Dans un opuscule roboratif et percutant1 , Jack Lang, ancien ministre français de la Culture, s’inquiète: «Éblouis que nous sommes – à juste titre – par les monuments de nos villes et de nos régions, il semble que nous ayons oublié de nous soucier du reste. Nous avons tracé des lignes pour délimiter ce qui valait la peine d’être préservé et admiré, comme des carrés VIP dont nous nous serions exclus nous-mêmes. (...) Combien de kilomètres devons-nous faire au travers de ces forêts de métal bariolé, d’enseignes démesurées, de néons blafards, avant d’entrer dans nos cités? (...) En moins d’un demi-siècle, oublieux que nous avons été de l’exigence esthétique, nous avons réussi à standardiser les périphéries de nos villes, qui se ressemblent désormais toutes dans leur concentration inégalée de laideur brute».

La juste solution porte ce nom terrible qui fait peur: «densification». Mais de quoi s’agit-il d’autre, en fait, que de rendre nos villes désirables, aimables, agréables, belles? Par une série de mesures d’aménagement en faveur des habitants, des piétons, des enfants et des vieillards, par la création de lieux de rencontre, d’espaces de jeux, de jardins et de parcs, par la valorisation du patrimoine bâti, par l’exigence de constructions de qualité, par le soin donné aux espaces publics et par la valorisation des mobilités douces, il est parfaitement possible de créer des villes de qualité.

Il faut être fier d'avoir hérité de tout ce que le passé avait de meilleur et de plus noble.

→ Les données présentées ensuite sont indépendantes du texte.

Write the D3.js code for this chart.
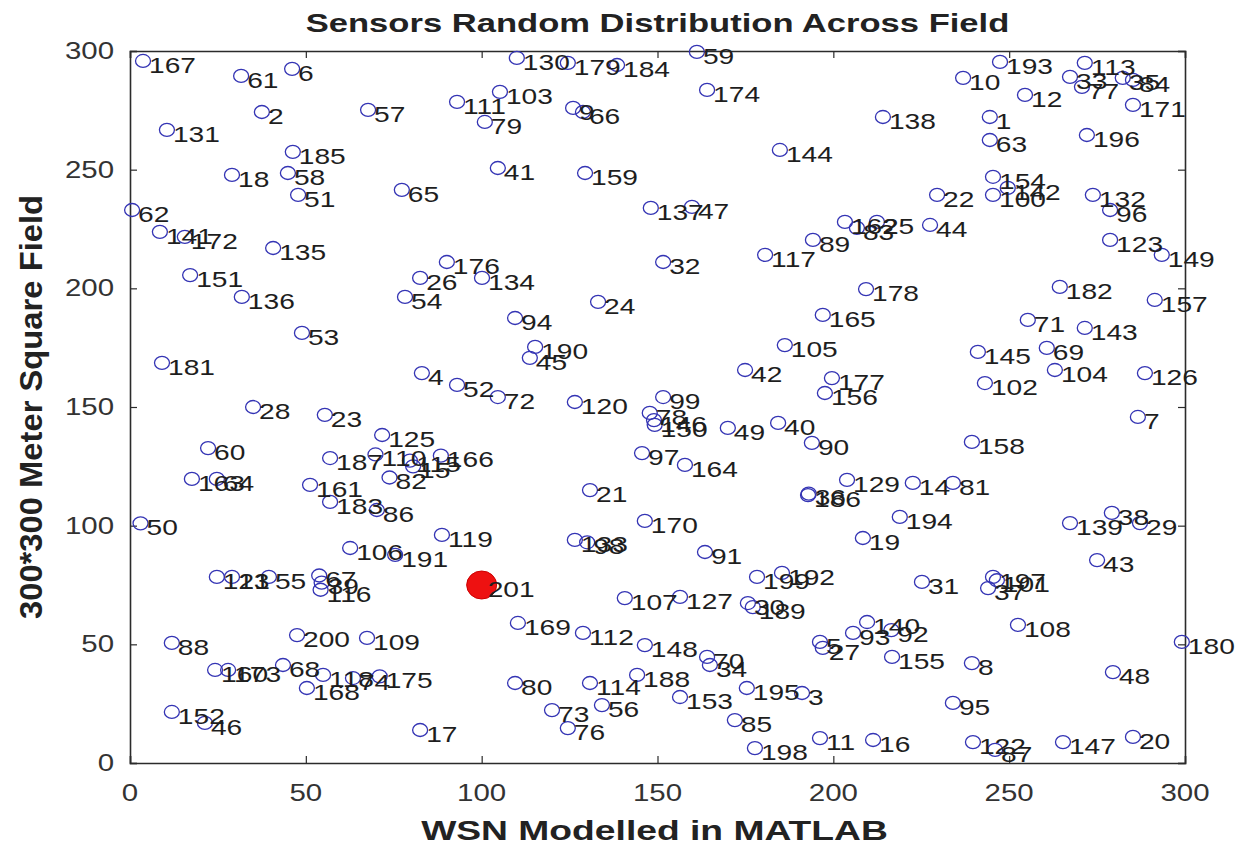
<!DOCTYPE html>
<html>
<head>
<meta charset="utf-8">
<script src="https://cdn.jsdelivr.net/npm/d3@7/dist/d3.min.js"></script>
<style>
  html, body { margin: 0; padding: 0; background: #fff; }
  text { font-family: Arial, "Liberation Sans", Helvetica, sans-serif; }
</style>
</head>
<body>
<svg id="chart" width="1251" height="854"></svg>
<script>
// Sensor node identifiers and their field coordinates (metres)
const sensorIds = [
  167, 61, 6, 2, 57, 131, 185, 18, 58, 51, 62, 141, 172, 135, 151,
  136, 53, 181, 28, 23, 60, 163, 64, 187, 161, 183, 86, 125, 50,
  54, 24, 94, 190, 45, 4, 52, 72, 120, 97, 21,
  110, 82, 115, 166,
  130, 179, 184, 103, 111, 79, 9, 66, 41, 159, 65, 176, 26, 134,
  59, 174, 138, 144, 47, 137, 162, 83, 25, 44, 89, 117, 32, 178,
  193, 10, 12, 1, 63, 154, 100, 142, 22, 113, 33, 77, 35, 84, 171, 196,
  132, 96, 123, 149,
  182, 157, 71, 143, 145, 69, 104, 102, 126, 7, 158, 81, 38, 139,
  165, 105, 42, 177, 156, 99, 78, 146, 150, 49, 40, 90, 164, 186, 36, 129, 14, 194,
  91, 170, 199, 192, 127, 30, 189, 148, 70, 34, 153, 195, 3, 85, 198, 11, 16,
  27, 5, 93, 140, 92, 155, 19, 31,
  29, 43, 197, 37, 108, 180, 8, 48, 95, 122, 87, 147, 20,
  119, 191, 133, 98, 107, 169, 112, 80, 114, 188, 73, 56, 76, 17,
  106, 121, 13, 55, 67, 39, 116, 88, 200, 109, 160, 173, 68, 118, 168, 74, 175, 152, 46,
  15, 101
];
const sensorX = [
  3.7, 31.6, 46.1, 37.5, 67.7, 10.5, 46.3, 29.0, 44.9, 47.8, 0.6, 8.5, 15.6, 40.7, 17.1,
  31.8, 48.9, 9.1, 35.0, 55.4, 22.2, 17.6, 24.7, 56.9, 51.2, 56.9, 70.2, 71.7, 3.0,
  78.2, 133.1, 109.5, 115.2, 113.7, 83.0, 93.0, 104.6, 126.5, 145.6, 130.8,
  69.8, 73.8, 79.6, 88.4,
  110.0, 124.5, 138.5, 105.2, 93.0, 100.9, 126.0, 128.8, 104.6, 129.4, 77.3, 90.1, 82.5, 100.1,
  161.2, 164.1, 214.1, 184.8, 159.8, 148.1, 203.3, 206.7, 212.4, 227.5, 194.2, 180.6, 151.6, 209.3,
  247.4, 236.9, 254.5, 244.5, 244.5, 245.4, 245.4, 249.6, 229.5, 271.5, 267.3, 270.7, 282.3, 285.2, 285.2, 272.1,
  273.8, 278.7, 278.7, 293.4,
  264.4, 291.4, 255.3, 271.5, 241.1, 260.7, 263.0, 243.1, 288.6, 286.6, 239.4, 234.0, 279.2, 267.3,
  197.0, 186.2, 174.9, 199.6, 197.6, 151.6, 147.8, 149.0, 149.2, 170.0, 184.3, 193.9, 157.8, 192.8, 193.0, 203.9, 222.6, 218.9,
  163.5, 146.4, 178.3, 185.4, 156.4, 175.7, 177.1, 146.4, 164.1, 164.9, 156.4, 175.4, 191.1, 172.0, 177.7, 196.2, 211.3,
  197.0, 196.2, 205.6, 209.6, 216.5, 216.7, 208.4, 225.2,
  287.2, 275.0, 245.4, 244.0, 252.5, 299.1, 239.4, 279.5, 234.0, 239.7, 246.0, 265.3, 285.2,
  88.7, 75.4, 126.5, 130.0, 140.7, 110.3, 128.8, 109.5, 130.8, 144.2, 120.0, 134.2, 124.5, 82.5,
  62.6, 24.7, 29.0, 39.5, 53.8, 54.5, 54.2, 11.9, 47.5, 67.4, 24.2, 27.9, 43.5, 54.9, 50.3, 63.4, 71.0, 11.9, 21.3,
  80.5, 246.5
];
const sensorY = [
  295.8, 289.5, 292.5, 274.3, 275.2, 266.8, 257.5, 247.8, 248.6, 239.4, 233.0, 223.8, 221.7, 217.0, 205.6,
  196.4, 181.2, 168.6, 150.0, 146.7, 132.7, 119.7, 119.7, 128.5, 117.2, 110.0, 106.6, 138.2, 101.0,
  196.4, 194.3, 187.5, 175.3, 170.7, 164.3, 159.3, 154.2, 152.1, 130.6, 115.0,
  130.0, 120.3, 127.4, 129.5,
  297.1, 295.0, 294.1, 282.8, 278.6, 270.1, 276.0, 274.3, 250.7, 248.6, 241.5, 211.1, 204.4, 204.4,
  299.6, 283.6, 272.2, 258.3, 234.3, 233.9, 228.0, 225.5, 228.0, 226.7, 220.4, 214.1, 211.1, 199.7,
  295.4, 288.7, 281.5, 272.2, 262.5, 247.0, 239.4, 242.3, 239.4, 295.0, 289.1, 284.9, 288.7, 287.8, 277.3, 264.6,
  239.4, 233.0, 220.4, 214.1,
  200.6, 195.1, 186.7, 183.3, 173.2, 174.9, 165.6, 160.1, 164.3, 145.8, 135.3, 118.0, 105.4, 101.1,
  188.8, 176.1, 165.6, 162.2, 155.9, 154.2, 147.5, 144.5, 142.5, 141.2, 143.3, 134.9, 125.6, 112.9, 113.5, 119.3, 118.0, 103.7,
  88.9, 102.0, 78.4, 80.1, 70.0, 67.4, 65.7, 49.7, 44.7, 41.3, 27.8, 31.6, 29.5, 18.1, 6.3, 10.5, 9.7,
  48.5, 51.0, 54.8, 59.4, 56.0, 44.7, 94.8, 76.3,
  101.1, 85.5, 78.4, 73.7, 58.2, 51.0, 42.1, 38.3, 25.3, 8.8, 5.5, 8.8, 11.0,
  96.1, 87.7, 94.0, 93.0, 69.5, 59.0, 54.8, 33.7, 33.7, 37.1, 22.3, 24.4, 14.7, 13.9,
  90.6, 78.4, 78.4, 78.4, 79.0, 76.0, 73.0, 50.6, 53.9, 52.7, 39.2, 39.2, 41.3, 37.1, 31.6, 35.8, 36.5, 21.5, 16.9,
  125.0, 77.0
];

// Base station (sink)
const sinkIds = [201];
const sinkX = [100];
const sinkY = [75];

const xTicks = [0, 50, 100, 150, 200, 250, 300];
const yTicks = [0, 50, 100, 150, 200, 250, 300];

const titleText = "Sensors Random Distribution Across Field";
const xLabelText = "WSN Modelled in MATLAB";
const yLabelText = "300*300 Meter Square Field";

// ---- layout ----
const plot = { left: 130, right: 1185, top: 51, bottom: 763 };
const stretch = 1.28;           // horizontal glyph stretch of the figure fonts
const axisColor = "#2b2b2b";
const markerColor = "#3434b4";

const svg = d3.select("#chart");

const x = d3.scaleLinear().domain([0, 300]).range([plot.left, plot.right]);
const y = d3.scaleLinear().domain([0, 300]).range([plot.bottom, plot.top]);

// helper: text that is horizontally stretched about its anchor point
function stretchedText(g, tx, ty, str, opts) {
  return g.append("text")
    .attr("transform", `translate(${tx},${ty}) scale(${opts.sx || stretch},1)`)
    .attr("x", 0).attr("y", 0)
    .attr("text-anchor", opts.anchor || "start")
    .attr("dominant-baseline", opts.baseline || "central")
    .attr("font-size", opts.size)
    .attr("font-weight", opts.weight || "normal")
    .attr("fill", opts.fill || "#222")
    .text(str);
}

// ---- axes box & ticks (inward ticks on all four sides) ----
const axesG = svg.append("g");

const bottomAxis = d3.axisBottom(x).tickValues(xTicks).tickSize(-7).tickFormat("");
const topAxis = d3.axisTop(x).tickValues(xTicks).tickSize(-7).tickFormat("");
const leftAxis = d3.axisLeft(y).tickValues(yTicks).tickSize(-7).tickFormat("");
const rightAxis = d3.axisRight(y).tickValues(yTicks).tickSize(-7).tickFormat("");

axesG.append("g").attr("transform", `translate(0,${plot.bottom})`).call(bottomAxis);
axesG.append("g").attr("transform", `translate(0,${plot.top})`).call(topAxis);
axesG.append("g").attr("transform", `translate(${plot.left},0)`).call(leftAxis);
axesG.append("g").attr("transform", `translate(${plot.right},0)`).call(rightAxis);
axesG.selectAll(".domain").attr("stroke", axisColor).attr("stroke-width", 1.6);
axesG.selectAll(".tick line").attr("stroke", axisColor).attr("stroke-width", 1.2);

// tick labels
const tickG = svg.append("g");
xTicks.forEach(v => stretchedText(tickG, x(v), plot.bottom + 30, String(v),
  { size: 23, anchor: "middle", fill: "#333" }));
yTicks.forEach(v => stretchedText(tickG, plot.left - 16, y(v), String(v),
  { size: 23, anchor: "end", fill: "#333" }));

// ---- sensor nodes ----
const sensors = sensorIds.map((id, i) => ({ id, x: sensorX[i], y: sensorY[i] }));
const sinks = sinkIds.map((id, i) => ({ id, x: sinkX[i], y: sinkY[i] }));

const nodeG = svg.append("g");
nodeG.selectAll("ellipse.sensor")
  .data(sensors)
  .join("ellipse")
  .attr("class", "sensor")
  .attr("cx", d => x(d.x))
  .attr("cy", d => y(d.y))
  .attr("rx", 7.5)
  .attr("ry", 6.5)
  .attr("fill", "none")
  .attr("stroke", markerColor)
  .attr("stroke-width", 1.3);

nodeG.selectAll("ellipse.sink")
  .data(sinks)
  .join("ellipse")
  .attr("class", "sink")
  .attr("cx", d => x(d.x))
  .attr("cy", d => y(d.y))
  .attr("rx", 15)
  .attr("ry", 14)
  .attr("fill", "#ee1111")
  .attr("stroke", "#cc0000")
  .attr("stroke-width", 1);

// node labels
const labelG = svg.append("g");
sensors.concat(sinks).forEach(d => {
  stretchedText(labelG, x(d.x) + 6, y(d.y) + 4, String(d.id),
    { size: 22, fill: "#1e1e1e" });
});

// ---- titles ----
stretchedText(svg, (plot.left + plot.right) / 2, 23, titleText,
  { size: 26, weight: "bold", anchor: "middle", fill: "#222", sx: 1.33 });
stretchedText(svg, (plot.left + plot.right) / 2 - 3, 830, xLabelText,
  { size: 28, weight: "bold", anchor: "middle", fill: "#222", sx: 1.33 });

svg.append("text")
  .attr("transform", `translate(31,${(plot.top + plot.bottom) / 2}) rotate(-90) scale(1.17,1.1)`)
  .attr("text-anchor", "middle")
  .attr("dominant-baseline", "central")
  .attr("font-size", 28)
  .attr("font-weight", "bold")
  .attr("fill", "#222")
  .text(yLabelText);
</script>
</body>
</html>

Il ne faut pas souiller son patrimoine en multipliant les erreurs passées.
– Gandhi

Ne craignons pas la concentration: nos vieilles villes – parfois moyenâgeuses – qui nous charment tant, n’ont-elles pas justement parmi les plus fortes densités?

Quant à nos campagnes, elles sont prétendument considérées comme des zones où il est interdit de construire. Mais elles connaissent un véritable boom de la construction! D’anciens bâtiments sont détournés de leur but premier, des granges et des étables se transforment en maisons de vacances, de nouveaux grands bâtiments destinés à l’agriculture industrielle ou au tourisme enlaidissent le paysage. Effet boule de neige: tout ceci nécessite de nouvelles infrastructures, comme des routes d’accès par exemple. Ces constructions hors zones à bâtir dénaturent nos paysages, elles morcèlent et réduisent les habitats des animaux et des plantes sauvages. Les humains trouvent de moins en moins d’espaces de détente. Cela doit changer!

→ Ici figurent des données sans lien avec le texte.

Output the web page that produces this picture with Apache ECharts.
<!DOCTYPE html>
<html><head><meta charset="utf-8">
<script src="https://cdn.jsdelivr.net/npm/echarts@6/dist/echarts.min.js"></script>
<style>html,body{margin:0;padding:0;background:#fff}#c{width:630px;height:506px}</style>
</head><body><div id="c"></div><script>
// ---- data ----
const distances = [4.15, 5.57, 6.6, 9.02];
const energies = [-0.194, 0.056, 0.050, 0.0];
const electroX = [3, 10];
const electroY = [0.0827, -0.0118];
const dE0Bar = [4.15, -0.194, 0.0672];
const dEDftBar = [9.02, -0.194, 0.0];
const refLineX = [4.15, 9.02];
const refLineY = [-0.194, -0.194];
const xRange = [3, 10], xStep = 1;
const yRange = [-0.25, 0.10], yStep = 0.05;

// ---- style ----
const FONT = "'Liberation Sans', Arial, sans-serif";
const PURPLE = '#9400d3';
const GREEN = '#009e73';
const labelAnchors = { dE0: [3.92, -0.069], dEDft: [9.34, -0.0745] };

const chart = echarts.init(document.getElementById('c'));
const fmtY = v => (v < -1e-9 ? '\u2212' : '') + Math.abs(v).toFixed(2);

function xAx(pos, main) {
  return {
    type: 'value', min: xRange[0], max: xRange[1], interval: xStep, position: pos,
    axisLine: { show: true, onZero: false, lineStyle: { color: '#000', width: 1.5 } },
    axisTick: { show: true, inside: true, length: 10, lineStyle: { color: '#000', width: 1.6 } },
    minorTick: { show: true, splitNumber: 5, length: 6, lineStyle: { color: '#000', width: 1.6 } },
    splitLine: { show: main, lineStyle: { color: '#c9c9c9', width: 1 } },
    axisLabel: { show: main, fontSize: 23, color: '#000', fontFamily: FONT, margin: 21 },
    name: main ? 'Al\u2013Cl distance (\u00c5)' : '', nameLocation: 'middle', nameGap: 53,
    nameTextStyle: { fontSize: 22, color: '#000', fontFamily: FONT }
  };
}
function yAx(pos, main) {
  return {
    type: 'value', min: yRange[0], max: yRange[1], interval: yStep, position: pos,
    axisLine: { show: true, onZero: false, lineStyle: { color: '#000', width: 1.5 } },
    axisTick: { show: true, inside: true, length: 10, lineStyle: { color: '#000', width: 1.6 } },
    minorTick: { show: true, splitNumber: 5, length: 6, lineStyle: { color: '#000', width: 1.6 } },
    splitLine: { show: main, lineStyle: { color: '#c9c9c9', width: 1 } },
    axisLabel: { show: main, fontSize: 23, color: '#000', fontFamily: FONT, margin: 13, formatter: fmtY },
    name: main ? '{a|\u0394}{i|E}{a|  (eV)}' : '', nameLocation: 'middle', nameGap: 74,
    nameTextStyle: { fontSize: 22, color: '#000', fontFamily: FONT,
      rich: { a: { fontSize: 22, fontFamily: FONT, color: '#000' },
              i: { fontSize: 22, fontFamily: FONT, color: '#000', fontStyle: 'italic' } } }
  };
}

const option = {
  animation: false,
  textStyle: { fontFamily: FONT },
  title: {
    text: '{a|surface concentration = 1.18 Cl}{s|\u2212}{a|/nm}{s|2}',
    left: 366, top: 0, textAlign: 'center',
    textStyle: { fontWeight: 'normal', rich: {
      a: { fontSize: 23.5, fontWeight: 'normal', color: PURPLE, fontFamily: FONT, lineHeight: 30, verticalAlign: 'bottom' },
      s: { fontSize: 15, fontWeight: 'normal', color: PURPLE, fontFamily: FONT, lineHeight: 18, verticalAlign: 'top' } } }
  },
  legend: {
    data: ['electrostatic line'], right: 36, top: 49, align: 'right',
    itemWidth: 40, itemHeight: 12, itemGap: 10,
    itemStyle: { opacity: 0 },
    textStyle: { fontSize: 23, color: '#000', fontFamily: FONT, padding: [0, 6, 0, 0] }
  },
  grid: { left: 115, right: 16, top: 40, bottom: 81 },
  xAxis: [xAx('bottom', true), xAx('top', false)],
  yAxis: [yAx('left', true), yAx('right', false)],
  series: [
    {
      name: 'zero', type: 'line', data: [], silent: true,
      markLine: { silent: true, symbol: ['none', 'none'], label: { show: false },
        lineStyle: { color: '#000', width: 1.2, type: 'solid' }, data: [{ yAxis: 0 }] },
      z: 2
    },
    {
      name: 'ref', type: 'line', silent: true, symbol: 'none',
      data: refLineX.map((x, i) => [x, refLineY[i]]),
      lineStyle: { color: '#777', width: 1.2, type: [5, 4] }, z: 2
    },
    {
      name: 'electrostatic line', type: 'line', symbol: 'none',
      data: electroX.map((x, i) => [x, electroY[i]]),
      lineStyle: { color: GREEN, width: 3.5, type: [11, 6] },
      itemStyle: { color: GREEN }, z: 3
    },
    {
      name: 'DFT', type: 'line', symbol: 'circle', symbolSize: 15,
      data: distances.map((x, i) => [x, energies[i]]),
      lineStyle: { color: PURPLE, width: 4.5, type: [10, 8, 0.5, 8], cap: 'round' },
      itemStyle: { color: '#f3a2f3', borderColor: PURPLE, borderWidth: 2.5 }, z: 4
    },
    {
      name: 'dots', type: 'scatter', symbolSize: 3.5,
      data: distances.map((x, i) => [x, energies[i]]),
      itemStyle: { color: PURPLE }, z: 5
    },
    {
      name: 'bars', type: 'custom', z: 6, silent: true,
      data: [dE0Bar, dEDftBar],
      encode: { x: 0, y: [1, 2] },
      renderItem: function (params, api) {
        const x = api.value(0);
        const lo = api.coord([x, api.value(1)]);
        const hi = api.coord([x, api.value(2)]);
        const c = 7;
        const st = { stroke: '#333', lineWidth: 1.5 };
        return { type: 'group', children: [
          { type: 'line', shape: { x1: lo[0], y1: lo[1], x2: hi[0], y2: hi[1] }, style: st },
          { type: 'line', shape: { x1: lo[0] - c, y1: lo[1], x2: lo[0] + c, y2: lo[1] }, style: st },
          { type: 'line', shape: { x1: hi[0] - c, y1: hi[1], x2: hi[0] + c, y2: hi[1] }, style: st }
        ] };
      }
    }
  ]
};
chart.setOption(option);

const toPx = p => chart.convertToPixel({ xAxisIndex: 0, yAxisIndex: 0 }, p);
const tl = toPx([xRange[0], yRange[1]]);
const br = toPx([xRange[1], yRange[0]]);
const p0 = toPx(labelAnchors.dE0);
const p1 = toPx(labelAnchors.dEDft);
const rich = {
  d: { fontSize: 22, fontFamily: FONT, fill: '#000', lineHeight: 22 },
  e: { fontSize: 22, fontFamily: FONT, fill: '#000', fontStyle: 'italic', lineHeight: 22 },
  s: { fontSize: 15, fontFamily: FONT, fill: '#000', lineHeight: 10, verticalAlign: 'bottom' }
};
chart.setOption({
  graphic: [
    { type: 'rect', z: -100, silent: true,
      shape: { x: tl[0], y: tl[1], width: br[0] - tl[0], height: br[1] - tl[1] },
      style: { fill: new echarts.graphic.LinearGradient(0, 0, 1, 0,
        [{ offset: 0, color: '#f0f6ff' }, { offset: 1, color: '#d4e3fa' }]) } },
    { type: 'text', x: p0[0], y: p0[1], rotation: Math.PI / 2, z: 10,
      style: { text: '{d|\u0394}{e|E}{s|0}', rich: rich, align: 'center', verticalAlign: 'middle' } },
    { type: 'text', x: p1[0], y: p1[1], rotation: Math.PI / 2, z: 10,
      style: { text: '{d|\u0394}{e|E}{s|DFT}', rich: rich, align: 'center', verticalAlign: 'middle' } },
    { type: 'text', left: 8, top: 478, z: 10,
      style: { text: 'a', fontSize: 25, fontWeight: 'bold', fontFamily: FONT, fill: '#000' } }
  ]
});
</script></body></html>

L’Initiative populaire fédérale contre le bétonnage de notre paysage (Initiative paysage), lancée notamment par Patrimoine suisse, a été déposée en septembre dernier à Berne avec sa soeur jumelle, l’Initiative biodiversité, munies de pas moins de 213.000 signatures. L’Initiative paysage vise à freiner le boom de la construction et le mitage en zone non constructible, elle soumet la construction hors zone à bâtir à des règles claires, elle préserve des surfaces proches de l’état naturel pour les animaux et les plantes, ainsi que des terres cultivées nécessaires à la production alimentaire autochtone.

La sauvegarde de notre cadre de vie passe par un double mouvement: d’une part, pour libérer ce qu’il reste de paysages naturels, nous devons concentrer notre développement (habitat, entreprises, infrastructures, etc.) sur les zones déjà bâties, «construire la ville sur la ville», et cesser de coloniser nos campagnes (Initiative paysage); d’autre part, et cela va de pair, il nous faut absolument redonner du sens et de la qualité à notre environnement quotidien, améliorer notre paysage bâti, afin que l’on retrouve du plaisir à y vivre. Densifier n’est pas antinomique de qualité, au contraire.

Jack Lang a lancé cet appel lucide et pertinent: «Il est temps que le respect de la beauté passée se double d’une exigence de la beauté à venir. Le «patrimoine» ne doit pas être seulement le mot sacré représentant d’un temps vertueux et révolu. Le soin consacré à certains espaces et monuments bien définis doit s’appliquer aussi à tout ce qui fait notre quotidien, le patrimoine de demain, les lieux collectifs, les transports publics, les zones périphériques, le mobilier urbain». Et Jack Lang de conclure: «Plus que jamais, le Beau doit être au centre de nos préoccupations. Une société qui ne s’occupe que de ses besoins immédiats et de son taux de croissance se meurt».